Distinct host cell fates for human malignant melanoma targeted by oncolytic rodent parvoviruses.

Virology

Medical Scientist Training Program, Yale University Medical School, 333 Cedar Street, New Haven, CT 06510, United States; Department of Genetics, Yale University Medical School, 333 Cedar Street, New Haven, CT 06510, United States.

Published: November 2013

The rodent parvoviruses are known to be oncoselective, and lytically infect many transformed human cells. Because current therapeutic regimens for metastatic melanoma have low response rates and have little effect on improving survival, this disease is a prime candidate for novel approaches to therapy, including oncolytic parvoviruses.

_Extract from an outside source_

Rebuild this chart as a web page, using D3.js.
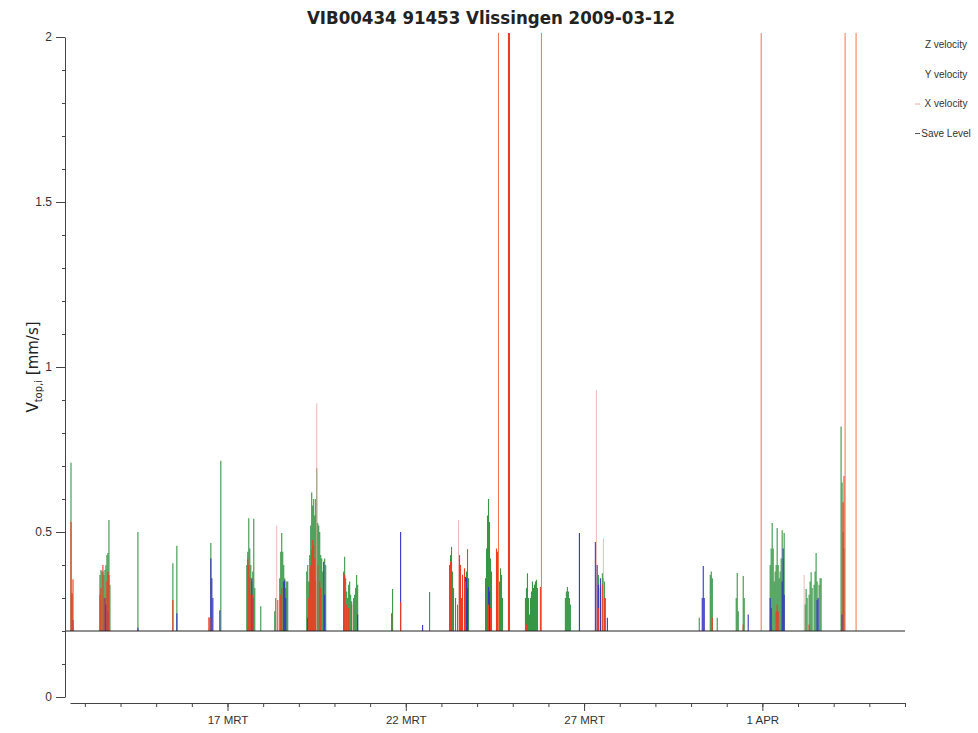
<!DOCTYPE html>
<html>
<head>
<meta charset="utf-8">
<script src="https://cdn.jsdelivr.net/npm/d3@7"></script>
<style>
  body { margin: 0; background: #fff; }
  svg { display: block; }
  text { fill: #333; }
</style>
</head>
<body>
<div id="chart"></div>
<script>
// days are counted from 12 MRT 2009 00:00, values in mm/s
const chartTitle = "VIB00434 91453 Vlissingen 2009-03-12";
const startDay = 0.583;   // first sample
const endDay = 24;        // 5 APR 00:00
const saveLevel = 0.2;

const majorTickDays = [5, 10, 15, 20];
const majorTickLabels = ["17 MRT", "22 MRT", "27 MRT", "1 APR"];
const yTickValues = [0, 0.5, 1, 1.5, 2];

const legendLabels = ["Z velocity", "Y velocity", "X velocity", "Save Level"];

const zVelocity = [
  [0.611, 0.71], [0.639, 0.31],
  [1.423, 0.37], [1.451, 0.385], [1.479, 0.38], [1.507, 0.38], [1.535, 0.37], [1.563, 0.385],
  [1.591, 0.40], [1.619, 0.43], [1.647, 0.436], [1.675, 0.536], [1.703, 0.34],
  [2.488, 0.50],
  [3.468, 0.405], [3.58, 0.458],
  [4.533, 0.467], [4.813, 0.716],
  [5.541, 0.40], [5.569, 0.44], [5.597, 0.542], [5.625, 0.45], [5.653, 0.40], [5.681, 0.35],
  [5.709, 0.38], [5.737, 0.54], [5.765, 0.33],
  [5.933, 0.275],
  [6.325, 0.26], [6.353, 0.30], [6.465, 0.36], [6.493, 0.44], [6.521, 0.497], [6.549, 0.44],
  [6.577, 0.40], [6.605, 0.36], [6.633, 0.33], [6.661, 0.35], [6.689, 0.35],
  [7.222, 0.38], [7.25, 0.40], [7.278, 0.35], [7.306, 0.43], [7.334, 0.52], [7.362, 0.62],
  [7.39, 0.58], [7.418, 0.60], [7.446, 0.55], [7.474, 0.60], [7.502, 0.693], [7.53, 0.527],
  [7.558, 0.52], [7.586, 0.50], [7.614, 0.43], [7.642, 0.42], [7.67, 0.38], [7.726, 0.42], [7.754, 0.40],
  [8.258, 0.38], [8.286, 0.425], [8.314, 0.36], [8.342, 0.32], [8.37, 0.30], [8.398, 0.34],
  [8.426, 0.35], [8.454, 0.31], [8.482, 0.29], [8.538, 0.30], [8.566, 0.31], [8.594, 0.33],
  [8.622, 0.37], [8.65, 0.34],
  [9.63, 0.327],
  [10.667, 0.318],
  [11.227, 0.40], [11.255, 0.43], [11.283, 0.455], [11.311, 0.38], [11.339, 0.33], [11.395, 0.30],
  [11.451, 0.28], [11.563, 0.30], [11.647, 0.34], [11.703, 0.38], [11.731, 0.448], [11.759, 0.36],
  [12.236, 0.36], [12.264, 0.45], [12.292, 0.55], [12.32, 0.60], [12.348, 0.53], [12.376, 0.42],
  [12.404, 0.38], [12.628, 0.35], [12.656, 0.39], [12.684, 0.37], [12.712, 0.30],
  [13.356, 0.30], [13.384, 0.33], [13.412, 0.375], [13.44, 0.30], [13.468, 0.25], [13.496, 0.30],
  [13.524, 0.32], [13.552, 0.35], [13.58, 0.33], [13.608, 0.34], [13.636, 0.35], [13.664, 0.355], [13.692, 0.33],
  [14.476, 0.30], [14.504, 0.32], [14.532, 0.333], [14.56, 0.32], [14.588, 0.30], [14.616, 0.28],
  [15.345, 0.36], [15.373, 0.40], [15.401, 0.37], [15.457, 0.33], [15.513, 0.375], [15.541, 0.36],
  [15.569, 0.35], [15.597, 0.30],
  [18.23, 0.24], [18.539, 0.37], [18.567, 0.38], [18.595, 0.36], [18.735, 0.24],
  [19.267, 0.30], [19.295, 0.376], [19.323, 0.26], [19.463, 0.367], [19.491, 0.30],
  [20.219, 0.40], [20.247, 0.45], [20.275, 0.527], [20.303, 0.45], [20.331, 0.35], [20.359, 0.38],
  [20.387, 0.40], [20.415, 0.512], [20.443, 0.40], [20.471, 0.36], [20.499, 0.38], [20.527, 0.42],
  [20.555, 0.505], [20.583, 0.42], [20.611, 0.497],
  [21.199, 0.28], [21.227, 0.327], [21.255, 0.30], [21.311, 0.31], [21.339, 0.35], [21.367, 0.378],
  [21.395, 0.33], [21.451, 0.34], [21.479, 0.38], [21.507, 0.436], [21.535, 0.35], [21.591, 0.34],
  [21.619, 0.36], [21.647, 0.36],
  [22.207, 0.82], [22.235, 0.65], [22.263, 0.50], [22.291, 0.45]
];

const yVelocity = [
  [0.667, 0.233],
  [1.563, 0.30], [1.591, 0.28], [1.647, 0.26],
  [2.488, 0.21],
  [3.58, 0.254],
  [4.533, 0.42], [4.561, 0.36], [4.589, 0.30], [4.785, 0.263],
  [5.681, 0.36], [5.709, 0.30],
  [6.577, 0.35], [6.605, 0.354], [6.633, 0.30],
  [7.25, 0.24], [7.698, 0.41], [7.726, 0.31],
  [8.65, 0.25],
  [9.855, 0.50],
  [10.471, 0.218],
  [11.675, 0.364], [11.703, 0.36], [11.731, 0.33],
  [12.32, 0.333], [12.348, 0.32],
  [14.869, 0.497],
  [15.317, 0.47], [15.345, 0.40], [15.401, 0.34], [15.457, 0.36], [15.653, 0.24],
  [18.314, 0.30], [18.342, 0.397], [18.37, 0.30],
  [19.603, 0.25],
  [20.219, 0.30], [20.247, 0.27], [20.555, 0.35], [20.583, 0.45], [20.611, 0.31],
  [21.535, 0.294], [21.563, 0.30],
  [22.235, 0.25]
];

const xVelocity = [
  [0.611, 0.53], [0.639, 0.315], [0.667, 0.357],
  [1.423, 0.31], [1.451, 0.33], [1.507, 0.40], [1.535, 0.30], [1.619, 0.35], [1.647, 0.38], [1.675, 0.37],
  [3.468, 0.294],
  [4.477, 0.242], [4.505, 0.24],
  [5.569, 0.42], [5.597, 0.40], [5.625, 0.36], [5.653, 0.31], [5.709, 0.31],
  [6.409, 0.294], [6.493, 0.31], [6.521, 0.33],
  [7.278, 0.30], [7.306, 0.35], [7.334, 0.40], [7.362, 0.445], [7.39, 0.476], [7.418, 0.46],
  [7.446, 0.42], [7.474, 0.35], [7.53, 0.40], [7.586, 0.35], [7.614, 0.33],
  [8.258, 0.375], [8.286, 0.37], [8.342, 0.28], [8.398, 0.27], [8.482, 0.28],
  [9.602, 0.254], [9.855, 0.288],
  [11.255, 0.41], [11.283, 0.38], [11.507, 0.43], [11.535, 0.40], [11.591, 0.37],
  [11.647, 0.39], [11.675, 0.35],
  [12.292, 0.30], [12.32, 0.28], [12.376, 0.27], [12.544, 0.45], [12.572, 0.44],
  [12.88, 2.2], [12.908, 2.2],
  [13.384, 0.22], [13.776, 0.333],
  [15.373, 0.31], [15.401, 0.27], [15.513, 0.34], [15.569, 0.30],
  [18.595, 0.24],
  [19.463, 0.22],
  [20.387, 0.26], [20.415, 0.28], [20.443, 0.26],
  [21.311, 0.22],
  [22.263, 0.59], [22.291, 0.67]
];

// single-sample X peaks that run off the top, drawn as thin orange strokes
const xVelocityOverflow = [
  [12.6, 2.2], [13.804, 2.2], [19.967, 2.2], [22.32, 2.2], [22.628, 2.2]
];

// single-sample X peaks, drawn as faint hairlines
const xVelocityPeaks = [
  [6.381, 0.52], [7.502, 0.89], [11.479, 0.536], [15.345, 0.93], [15.541, 0.48], [21.171, 0.37]
];

const seriesList = [
  { name: "Z velocity", data: zVelocity, color: "#379646", width: 1.1 },
  { name: "Y velocity", data: yVelocity, color: "#3434c4", width: 1.1 },
  { name: "X velocity", data: xVelocity, color: "#f23a22", width: 1.1 },
  { name: "X velocity", data: xVelocityOverflow, color: "#f2764a", width: 1 },
  { name: "X velocity", data: xVelocityPeaks, color: "#e6aaa6", width: 0.8 }
];

const W = 978, H = 733;
const day0 = new Date(2009, 2, 12);
const toDate = d => new Date(day0.getTime() + d * 864e5);

const svg = d3.select("#chart").append("svg")
  .attr("width", W)
  .attr("height", H)
  .style("font-family", "'Liberation Sans', Arial, sans-serif");

const x = d3.scaleTime()
  .domain([toDate(startDay), toDate(endDay)])
  .range([70, 905]);

const y = d3.scaleLinear()
  .domain([0, 2])
  .range([697, 37]);

// title
svg.append("text")
  .attr("x", 491)
  .attr("y", 24)
  .attr("text-anchor", "middle")
  .style("font-family", "'DejaVu Sans Condensed', 'DejaVu Sans', sans-serif")
  .style("font-weight", "bold")
  .style("font-size", "18.5px")
  .style("fill", "#222")
  .text(chartTitle);

// clip so the large peaks stop at the top of the plot
svg.append("clipPath").attr("id", "plotclip")
  .append("rect").attr("x", 60).attr("y", 33).attr("width", 860).attr("height", 670);

const plot = svg.append("g").attr("clip-path", "url(#plotclip)");

seriesList.forEach(s => {
  plot.append("g")
    .selectAll("line")
    .data(s.data)
    .enter()
    .append("line")
    .attr("x1", d => x(toDate(d[0])))
    .attr("x2", d => x(toDate(d[0])))
    .attr("y1", y(saveLevel))
    .attr("y2", d => y(d[1]))
    .attr("stroke", s.color)
    .attr("stroke-width", s.width);
});

// save level
plot.append("line")
  .attr("x1", 65).attr("x2", x(toDate(endDay)))
  .attr("y1", y(saveLevel)).attr("y2", y(saveLevel))
  .attr("stroke", "#222")
  .attr("stroke-width", 1);

// y axis: minor then major
svg.append("g")
  .attr("transform", "translate(65,0)")
  .call(d3.axisLeft(y).ticks(20).tickSize(3).tickSizeOuter(0).tickFormat(""))
  .call(g => g.select(".domain").attr("stroke", "#444"))
  .call(g => g.selectAll(".tick line").attr("stroke", "#444"));

svg.append("g")
  .attr("transform", "translate(65,0)")
  .call(d3.axisLeft(y).tickValues(yTickValues).tickSize(9).tickSizeOuter(0).tickPadding(4).tickFormat(d => d))
  .call(g => g.select(".domain").remove())
  .call(g => g.selectAll(".tick line").attr("stroke", "#444"))
  .call(g => g.selectAll(".tick text").style("font-size", "12px").style("fill", "#333"));

// x axis: daily minor ticks, labelled ticks every 5 days
svg.append("g")
  .attr("transform", "translate(0,703)")
  .call(d3.axisBottom(x).ticks(d3.timeDay.every(1)).tickSize(4).tickSizeOuter(0).tickFormat(""))
  .call(g => g.select(".domain").attr("stroke", "#444"))
  .call(g => g.selectAll(".tick line").attr("stroke", "#444"));

svg.append("g")
  .attr("transform", "translate(0,703)")
  .call(d3.axisBottom(x)
    .tickValues(majorTickDays.map(toDate))
    .tickSize(8).tickSizeOuter(0).tickPadding(5)
    .tickFormat((d, i) => majorTickLabels[i]))
  .call(g => g.select(".domain").remove())
  .call(g => g.selectAll(".tick line").attr("stroke", "#444"))
  .call(g => g.selectAll(".tick text").style("font-size", "11.5px").style("fill", "#333"));

// y axis title
const yt = svg.append("text")
  .attr("transform", "translate(38,367) rotate(-90)")
  .attr("text-anchor", "middle")
  .style("font-family", "'DejaVu Sans', sans-serif")
  .style("font-size", "15px")
  .style("fill", "#222");
yt.append("tspan").text("V");
yt.append("tspan").attr("dy", 4).style("font-size", "10px").text("top,i");
yt.append("tspan").attr("dy", -4).text(" [mm/s]");

// legend
const legendColors = ["#fff", "#fff", "#e6aaa6", "#555"];
const legend = svg.append("g")
  .style("font-size", "10px");
legendLabels.forEach((label, i) => {
  const ly = 45 + i * 29.5;
  legend.append("line")
    .attr("x1", 915).attr("x2", 920)
    .attr("y1", ly).attr("y2", ly)
    .attr("stroke", legendColors[i]);
  legend.append("text")
    .attr("x", 946)
    .attr("y", ly + 3)
    .attr("text-anchor", "middle")
    .style("fill", "#333")
    .text(label);
});
</script>
</body>
</html>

Screening of low-passage, patient-derived melanoma cell lines for multiplicity-dependent killing by a panel of five rodent parvoviruses identified LuIII as the most melanoma-lytic. This property was mapped to the LuIII capsid gene, and an efficiently melanoma tropic chimeric virus shown to undergo three types of interaction with primary human melanoma cells: (1) complete lysis of cultures infected at very low multiplicities; (2) acute killing resulting from viral protein synthesis and DNA replication, without concomitant expansion of the infection, due to failure to export progeny virions efficiently; or (3) complete resistance that operates at an intracellular step following virion uptake, but preceding viral transcription.